Edenfield village centre lies at the intersection of three A roads; the A676 from Bolton, the A680 from Accrington and Rochdale and the A56 from Rawtenstall and Bury. The M66 motorway terminates its course at Edenfield, whereupon it becomes the A56 dual carriageway known as the Edenfield Bypass.
The village has recently seen growth as a commuter settlement for Greater Manchester and East Lancashire.
The origins of the Edenfield place name are not entirely clear, but it seems extremely unlikely that it derives from "fields of Eden" or similar. Given the large number of Norse-derived place names in Rossendale and bearing in mind that documents from the 17th century and older spell the name as Aydenfield or some variant of this, a likely etymology is the Norse "øy" (riverside ground/island; see for instance the village of Øyer) + "tun" (farmstead) + field; in other words, the land belonging to the farmstead by the river (Irwell).

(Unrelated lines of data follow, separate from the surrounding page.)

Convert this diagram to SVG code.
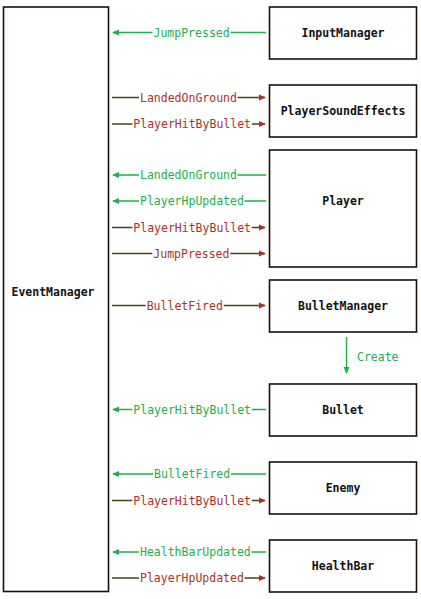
<svg xmlns="http://www.w3.org/2000/svg" width="421" height="599" viewBox="0 0 421 599">
<defs>
<style>
.node{fill:#fff;stroke:#1a0f0a;stroke-width:1.6}
.nt{font-family:"DejaVu Sans Mono","Liberation Mono",monospace;font-size:11.5px;font-weight:bold;fill:#111;text-anchor:middle;dominant-baseline:central}
.lt{font-family:"DejaVu Sans Mono","Liberation Mono",monospace;font-size:11.5px;dominant-baseline:central}
.g{fill:#22ae4c}
.r{fill:#a8322a}
.gl{stroke:#22ae4c;stroke-width:1.4;fill:none}
.rl{stroke:#4a4218;stroke-width:1.4;fill:none}
.bg{fill:#fff}
</style>
<marker id="ag" viewBox="0 0 8 8" refX="7" refY="4" markerWidth="7" markerHeight="7" markerUnits="userSpaceOnUse" orient="auto"><path d="M0,0.5 L8,4 L0,7.5 Z" fill="#22ae4c"/></marker>
<marker id="ar" viewBox="0 0 8 8" refX="7" refY="4" markerWidth="7" markerHeight="7" markerUnits="userSpaceOnUse" orient="auto"><path d="M0,0.5 L8,4 L0,7.5 Z" fill="#a8322a"/></marker>
</defs>

<g id="EventManager"><rect class="node" x="3.5" y="7" width="105" height="584.5"/><text class="nt" x="53" y="292">EventManager</text></g>
<g id="InputManager"><rect class="node" x="269.5" y="7" width="147" height="52"/><text class="nt" x="343" y="33">InputManager</text></g>
<g id="PlayerSoundEffects"><rect class="node" x="269.5" y="85" width="147" height="52"/><text class="nt" x="343" y="111">PlayerSoundEffects</text></g>
<g id="Player"><rect class="node" x="269.5" y="150" width="147" height="117"/><text class="nt" x="343" y="201">Player</text></g>
<g id="BulletManager"><rect class="node" x="269.5" y="280" width="147" height="52"/><text class="nt" x="343" y="306">BulletManager</text></g>
<g id="Bullet"><rect class="node" x="269.5" y="384" width="147" height="52"/><text class="nt" x="343" y="409.5">Bullet</text></g>
<g id="Enemy"><rect class="node" x="269.5" y="462" width="147" height="52"/><text class="nt" x="343" y="487.5">Enemy</text></g>
<g id="HealthBar"><rect class="node" x="269.5" y="540" width="147" height="52"/><text class="nt" x="343" y="565.5">HealthBar</text></g>

<g id="connectors">
<line class="gl" x1="266" y1="32.5" x2="113" y2="32.5" marker-end="url(#ag)"/>
<rect class="bg" x="152.5" y="26" width="78" height="13"/><text class="lt g" x="153.5" y="32.5">JumpPressed</text>

<line class="rl" x1="112" y1="97.5" x2="265" y2="97.5" marker-end="url(#ar)"/>
<rect class="bg" x="139" y="91" width="98.5" height="13"/><text class="lt r" x="140" y="97.5">LandedOnGround</text>

<line class="rl" x1="112" y1="124" x2="265" y2="124" marker-end="url(#ar)"/>
<rect class="bg" x="132.3" y="117.5" width="119.5" height="13"/><text class="lt r" x="133.3" y="124">PlayerHitByBullet</text>

<line class="gl" x1="266" y1="175" x2="113" y2="175" marker-end="url(#ag)"/>
<rect class="bg" x="139" y="168.5" width="98.5" height="13"/><text class="lt g" x="140" y="175">LandedOnGround</text>

<line class="gl" x1="266" y1="201" x2="113" y2="201" marker-end="url(#ag)"/>
<rect class="bg" x="139" y="194.5" width="105.5" height="13"/><text class="lt g" x="140" y="201">PlayerHpUpdated</text>

<line class="rl" x1="112" y1="227.5" x2="265" y2="227.5" marker-end="url(#ar)"/>
<rect class="bg" x="132.3" y="221" width="119.5" height="13"/><text class="lt r" x="133.3" y="227.5">PlayerHitByBullet</text>

<line class="rl" x1="112" y1="253.5" x2="265" y2="253.5" marker-end="url(#ar)"/>
<rect class="bg" x="152.3" y="247" width="78" height="13"/><text class="lt r" x="153.3" y="253.5">JumpPressed</text>

<line class="rl" x1="112" y1="305.5" x2="265" y2="305.5" marker-end="url(#ar)"/>
<rect class="bg" x="145.7" y="299" width="78" height="13"/><text class="lt r" x="146.7" y="305.5">BulletFired</text>

<line class="gl" x1="346.5" y1="337" x2="346.5" y2="373" marker-end="url(#ag)"/>
<text class="lt g" x="357" y="357">Create</text>

<line class="gl" x1="266" y1="409.5" x2="113" y2="409.5" marker-end="url(#ag)"/>
<rect class="bg" x="132.3" y="403" width="119.5" height="13"/><text class="lt g" x="133.3" y="409.5">PlayerHitByBullet</text>

<line class="gl" x1="266" y1="474" x2="113" y2="474" marker-end="url(#ag)"/>
<rect class="bg" x="153" y="467.5" width="78" height="13"/><text class="lt g" x="154" y="474">BulletFired</text>

<line class="rl" x1="112" y1="500.5" x2="265" y2="500.5" marker-end="url(#ar)"/>
<rect class="bg" x="132.3" y="494" width="119.5" height="13"/><text class="lt r" x="133.3" y="500.5">PlayerHitByBullet</text>

<line class="gl" x1="266" y1="552" x2="113" y2="552" marker-end="url(#ag)"/>
<rect class="bg" x="139" y="545.5" width="112.5" height="13"/><text class="lt g" x="140" y="552">HealthBarUpdated</text>

<line class="rl" x1="112" y1="578" x2="265" y2="578" marker-end="url(#ar)"/>
<rect class="bg" x="139" y="571.5" width="105.5" height="13"/><text class="lt r" x="140" y="578">PlayerHpUpdated</text>
</g>
</svg>
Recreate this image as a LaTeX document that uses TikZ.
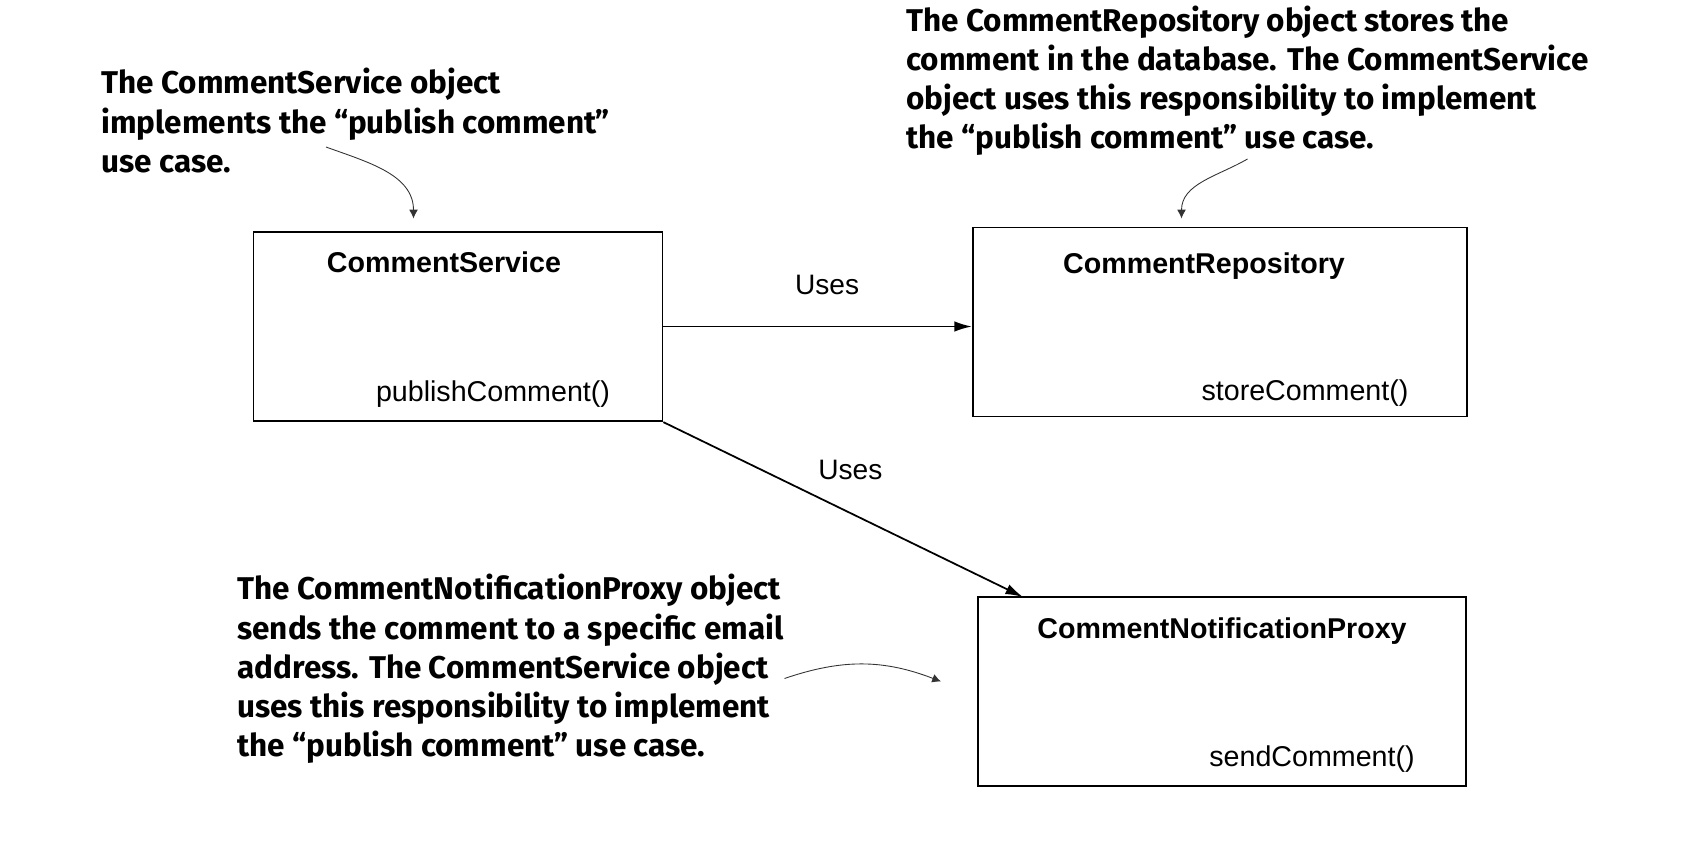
\documentclass[tikz,border=0pt]{standalone}
\usepackage{fontspec}
\setmainfont{Liberation Sans}
\newfontfamily\notefont{Fira Sans}
\usetikzlibrary{arrows.meta}

\begin{document}
\begin{tikzpicture}
\tikzstyle{class}=[draw, line width=1pt, inner sep=0pt]
\tikzstyle{title}=[anchor=base, font=\fontsize{16.3}{19}\selectfont\bfseries]
\tikzstyle{method}=[anchor=base, font=\fontsize{16.3}{19}\selectfont]
\tikzstyle{label}=[font=\fontsize{16}{19}\selectfont]
\tikzstyle{note}=[anchor=north west, inner sep=0pt, align=left, font=\notefont\fontsize{17.9}{22.3}\selectfont\bfseries]
\tikzstyle{uses}=[->, >={Latex[length=10pt,width=6pt]}, line width=1pt]
\tikzstyle{callout}=[->, >={Latex[length=5pt,width=5pt]}, line width=0.5pt, black!80]
    \useasboundingbox (0,0) rectangle (34.12,-17.12);
    % classes
    \node[class, minimum width=8.18cm, minimum height=3.79cm] (svc) at (9.16,-6.53) {};
    \node[class, minimum width=9.89cm, minimum height=3.78cm] (repo) at (24.40,-6.44) {};
    \node[class, minimum width=9.75cm, minimum height=3.78cm] (proxy) at (24.44,-13.83) {};
    \node[title] (svc-title) at (8.88,-5.45) {CommentService};
    \node[title] (repo-title) at (24.08,-5.47) {CommentRepository};
    \node[title] (proxy-title) at (24.44,-12.77) {CommentNotificationProxy};
    \node[method] (svc-method) at (9.86,-8.03) {publishComment()};
    \node[method] (repo-method) at (26.10,-8.00) {storeComment()};
    \node[method] (proxy-method) at (26.24,-15.33) {sendComment()};
    % notes
    \node[note] (svc-note) at (2.02,-1.36) {The CommentService object\\implements the “publish comment”\\use case.};
    \node[note] (repo-note) at (18.12,-0.11) {The CommentRepository object stores the\\comment in the database. The CommentService\\object uses this responsibility to implement\\the “publish comment” use case.};
    \node[note] (proxy-note) at (4.74,-11.48) {The CommentNotificationProxy object\\sends the comment to a specific email\\address. The CommentService object\\uses this responsibility to implement\\the “publish comment” use case.};
    \coordinate (svc-tail) at (6.52,-2.94);
    \coordinate (svc-tip) at (8.27,-4.37);
    \coordinate (repo-tail) at (24.95,-3.18);
    \coordinate (repo-tip) at (23.63,-4.37);
    \coordinate (proxy-tail) at (15.69,-13.57);
    \coordinate (proxy-tip) at (18.82,-13.63);
    \coordinate (proxy-in) at (20.46,-11.94);
    % uses
    \draw [uses] (svc.east) -- (svc.east -| repo.west) node [label,midway,above=14pt,xshift=0.19cm] (uses-repo) {Uses};
    \draw [uses] (svc.south east) -- (proxy-in) node [label,pos=0.52,above=15pt] (uses-proxy) {Uses};
    \draw [callout] (svc-tail) to [out=-20,in=90] (svc-tip);
    \draw [callout] (repo-tail) to [out=210,in=90] (repo-tip);
    \draw [callout] (proxy-tail) to [bend left=20] (proxy-tip);
\end{tikzpicture}
\end{document}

Edenfield Chapel of Ease (the precursor of the parish church and part of the benefice of Bury) is extensively mentioned in 16th-century documents. It probably had its own curate before the Reformation. A deed of 1564 mentions one Ralph Nuttall making payments to Richard Nuttall for a land settlement and that these payments were to take place "in Edenfield Chapel". A century later there were "aboute foure and twenty tenements and houses w th in Shuttleworth in the Lordshippe of Burghe [Bury], beinge all the houses w th in Shuttleworth afforesaid who are appointed by the said Orders to' pay theire tyths to Bury, who are much nearer to the Chapel of Aydenfield [Edenfield] afforesaid, and vsually repaire thither to the ordinances when they have a mister".